Sciopero – Diario dalla Palestina 178
Ieri in Palestina c’era lo sciopero per protestare contro la demolizione di alcune case da parte del governo israeliano. Ovviamente ci si domanda in che modo uno sciopero dei palestinesi, indetto da Abu Mazen, possa danneggiare gli israeliani, anzi. Inutile dire che israeliani che lavorano in Palestina non ce ne sono (è anche vietato andarci), mentre di palestinesi che hanno il permesso di lavoro in Israele ce ne sono tanti. Prima della seconda intifada erano quasi la metà.
Per fortuna il buon senso ha suggerito di dichiarare lo sciopero per sabato, cosicché tutti coloro che lavorano in Israele non avrebbero dovuto decidere se rischiare il posto, o ritorsioni.

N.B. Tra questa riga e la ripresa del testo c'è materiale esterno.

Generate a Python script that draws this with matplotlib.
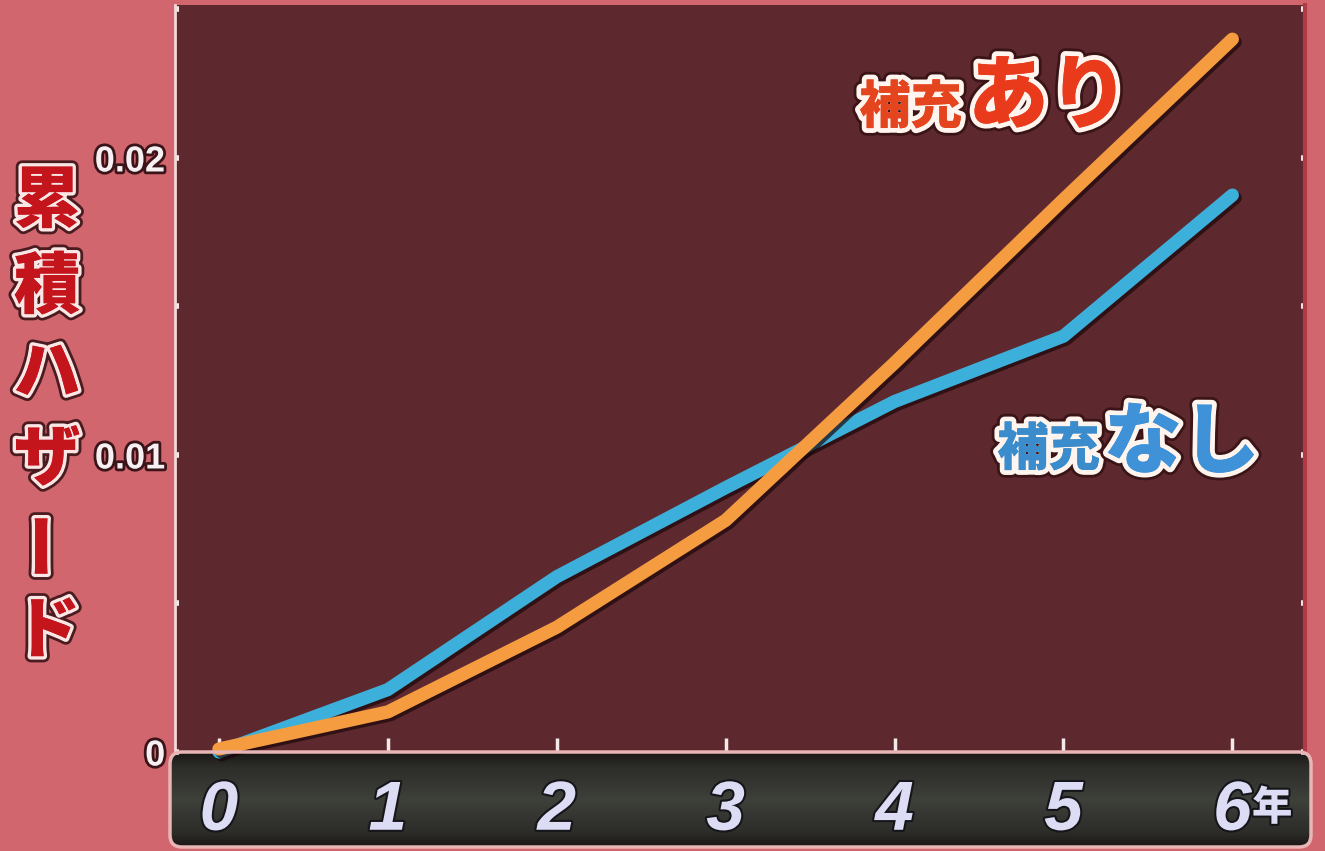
import numpy as np
import matplotlib
matplotlib.use('Agg')
import matplotlib.pyplot as plt
import matplotlib.patheffects as pe
from matplotlib.patches import FancyBboxPatch
from matplotlib.transforms import IdentityTransform
from matplotlib.colors import to_rgb

plt.rcParams['font.family'] = ['Noto Sans CJK JP', 'DejaVu Sans']

# データ（画面から読み取り）
years = [0, 1, 2, 3, 4, 5, 6]
year_labels = ['0', '1', '2', '3', '4', '5', '6']
hazard_ari = [0.0001, 0.00135, 0.0042, 0.0078, 0.0131, 0.0186, 0.0240]   # 補充あり
hazard_nashi = [0.0, 0.0021, 0.0059, 0.0089, 0.0118, 0.0140, 0.01875]    # 補充なし
y_ticks = [0, 0.01, 0.02]
y_tick_labels = ['0', '0.01', '0.02']
y_minor = [0.005, 0.015, 0.025]
ylabel_chars = ['累', '積', 'ハ', 'ザ', 'ー', 'ド']

W, H = 1325, 851
fig = plt.figure(figsize=(W / 100, H / 100), dpi=100)
fig.patch.set_facecolor('#d2666e')


def fx(px):
    return px / W


def fy(py):
    return 1 - py / H


# x軸の黒い帯
bar_ax = fig.add_axes([fx(170), fy(847), fx(1311) - fx(170), fy(752) - fy(847)], zorder=0)
stops = [0.0, 0.15, 0.5, 0.85, 1.0]
cols = ['#1a1816', '#2c2c29', '#3e403a', '#2c2c29', '#1a1816']
t = np.linspace(0, 1, 100)
grad = np.zeros((100, 1, 3))
for i in range(3):
    grad[:, 0, i] = np.interp(t, stops, [to_rgb(c)[i] for c in cols])
im = bar_ax.imshow(grad, aspect='auto', extent=[0, 1, 0, 1])
bar_ax.axis('off')
bar_patch = FancyBboxPatch((170, H - 847), 1141, 95, boxstyle='round,pad=0,rounding_size=12',
                           transform=IdentityTransform(), facecolor='none',
                           edgecolor='#e9b6b6', lw=2.5, zorder=5)
fig.add_artist(bar_patch)
im.set_clip_path(bar_patch)

# メインのグラフ
ax = fig.add_axes([fx(175), fy(752), fx(1305) - fx(175), fy(5) - fy(752)], zorder=1)
ax.set_facecolor('#5d292e')
ax.set_xlim(-0.26, 6.43)
ax.set_ylim(0, 0.02515)

shadow = [pe.SimpleLineShadow(offset=(2, -2), shadow_color='#1c0609', alpha=0.7), pe.Normal()]
ax.plot(years, hazard_nashi, color='#3cb0da', lw=9.5, solid_capstyle='round',
        solid_joinstyle='round', path_effects=shadow, clip_on=False, zorder=3)
ax.plot(years, hazard_ari, color='#f69c40', lw=9.5, solid_capstyle='round',
        solid_joinstyle='round', path_effects=shadow, clip_on=False, zorder=4)

for side in ['top', 'bottom']:
    ax.spines[side].set_visible(False)
ax.spines['left'].set_color('#f3dada')
ax.spines['left'].set_linewidth(2)
ax.spines['right'].set_color('#b23a44')
ax.spines['right'].set_linewidth(3)

# y軸目盛
ax.set_yticks(y_ticks)
ax.set_yticks(y_minor, minor=True)
ax.set_yticklabels(y_tick_labels)
ax.tick_params(axis='y', which='both', direction='in', length=3, width=4,
               color='#f4eaea', left=True, right=True, pad=7)
for lab in ax.get_yticklabels():
    lab.set_family(['Liberation Sans', 'DejaVu Sans'])
    lab.set_fontsize(26)
    lab.set_fontweight('bold')
    lab.set_color('#f6f0f2')
    lab.set_path_effects([pe.withStroke(linewidth=4, foreground='#3a1418')])

# x軸目盛
ax.set_xticks(years)
ax.set_xticklabels(year_labels)
ax.tick_params(axis='x', direction='in', length=10, width=2.5, color='#f4eaea', pad=20)
for lab in ax.get_xticklabels():
    lab.set_family(['Liberation Sans', 'DejaVu Sans'])
    lab.set_fontsize(50)
    lab.set_fontweight('bold')
    lab.set_fontstyle('italic')
    lab.set_color('#dcdcf4')
    lab.set_path_effects([pe.withStroke(linewidth=3, foreground='#15151a')])
fig.text(fx(1252), fy(808), '年', fontsize=29, fontweight='heavy', color='#dcdcf4',
         ha='left', va='center',
         path_effects=[pe.withStroke(linewidth=3, foreground='#15151a')])

# 縦書きの軸ラベル
lab_fx = [pe.withStroke(linewidth=9, foreground='#4a1c20'),
          pe.withStroke(linewidth=5, foreground='#fbe6e6'), pe.Normal()]
for i, ch in enumerate(ylabel_chars):
    fig.text(fx(47), fy(202 + i * 86), ch, fontsize=48, fontweight='heavy', color='#c4141c',
             ha='center', va='center', rotation=90 if ch == 'ー' else 0, path_effects=lab_fx)

# 系列名
name_fx = [pe.withStroke(linewidth=11, foreground='#3a1416'),
           pe.withStroke(linewidth=7, foreground='#fff4ee'), pe.Normal()]
fig.text(fx(962), fy(108), '補充', fontsize=37, fontweight='heavy', color='#e4441e',
         ha='right', va='center', path_effects=name_fx)
fig.text(fx(968), fy(98), 'あり', fontsize=58, fontweight='heavy', color='#ea3a1c',
         ha='left', va='center', path_effects=name_fx)
fig.text(fx(1100), fy(450), '補充', fontsize=37, fontweight='heavy', color='#3a8ccc',
         ha='right', va='center', path_effects=name_fx)
fig.text(fx(1104), fy(444), 'なし', fontsize=56, fontweight='heavy', color='#3f92d8',
         ha='left', va='center', path_effects=name_fx)

fig.savefig('out.png', dpi=100, facecolor=fig.get_facecolor())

Il sabato, infatti, in Israele è festivo.
A Betlemme tutto è chiusissimo, e anche a Gerusalemme Est. Solo alcuni negozî, nel pomeriggio, lasciavano una porticina aperta come a dire: noi siamo chiusi, però il proprietario è venuto qui a prendere la pasta che s’era dimenticato per casa, se voi, nel frattempo e incidentalmente, volete entrare e comprare qualcosa… beh, non possiamo dirvi mica di no. Io ho comprato una Coca Cola.
Ovviamente valeva solo per alcuni alimentari, perché tutto il resto era strachiuso. Un’agente immobiliare, che so poco politicizzata, alla domanda: «ma scioperate anche voi?». «Beh, dobbiamo».
Che è come dire: se non scioperiamo, ci sfasciano il negozio.
Succede ovunque, ma di solito la caccia ai “krumiri” è all’interno di una classe sociale, non di un intero popolo. Come a dire: «qui non ci possono essere colletti bianchi».